Arm Mbed OS support forum

CAN bus on STM32F769I DISCO

Do I need to modify the STM32F769I DISCO board to run the CAN communication?
CAN I use the pin 10 and 6 on the connector 9?

Hello Gino,

Can I use the pin 10 and 6 on the connector 9 ?

Yes, you can use them (denoted as D15 and D13 on the connector CN9) for CAN communication.
In your code use PB_8 and PA_12. For example:

CAN myCAN(PB_8, PA_12);

Please notice that you cannot connect them to a CAN bus directly but rather over a CAN transceiver chip (for example TJA1040, MCP2551 etc.) as shown here. Although when the CAN devices are located close to each other, for example on the same card or in the same rack, you can try an alternative solution as explained here.

Thanks for your reply.

Since these HW lines are applicable for I2C also, do I need to alter any pull-up resistors on these lines?
Or directly I can connect to a transceiver breakout board?
Thanks in advance.

image

By default in Mbed the MCU IO pins are not initialized and connected to any peripheral of the MCU. The initialization (including connecting of internal pull up resistors) is done in the driver’s constructor. Hence, unless in your program you call an I2C constructor passing it the PB_8 pin (the PA_12 pin cannot be used for I2C) no internal pull up resistor will be connected to that line. So you can connect those pins directly to the CAN transceiver breakout board.

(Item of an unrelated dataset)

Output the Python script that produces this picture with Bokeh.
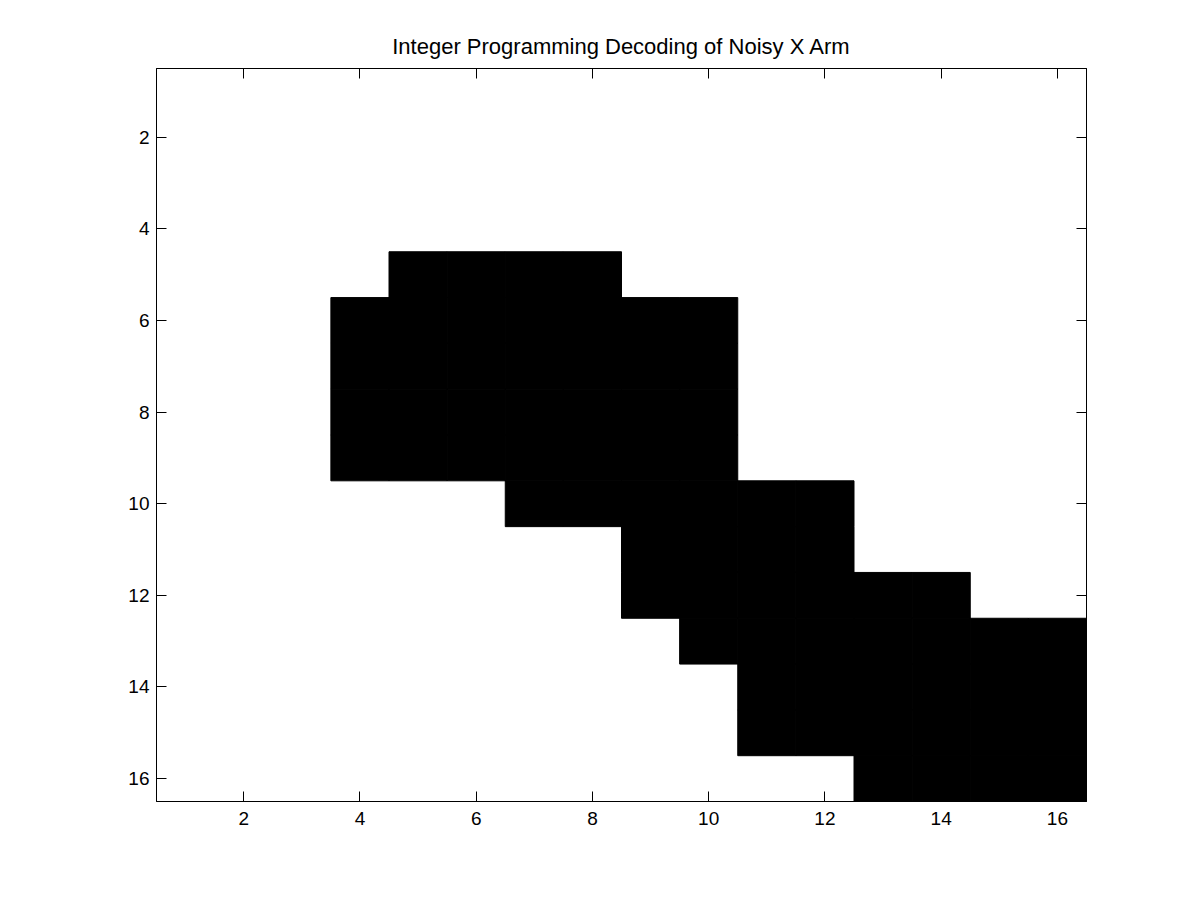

Thanks for your great support.

My concern was because I had seen an external pull-up on PB8 line. Attached the image.
I am not sure whether this pull-up can cause any issue for CAN communication or not.

For performance data have a look at the datasheet of the CAN transceiver installed on your breakout board. But I don’t think the external pull up resistor should be a problem. For example, in case of an MCP2551 the DC characteristics of the Receiver Data Output (RXD) are indicated at 5 mA current.

If you power the CAN transceiver with 5V (in this case make sure the the PB8 and PA12 pins are 5V tolerant!) the additional current over the pull up resistor at HIGH level is

I = U/R = (5 - 3.3) / 2700 ~= 0.6 mA

That doesn’t seem to be a significant contribution to reduce the performance.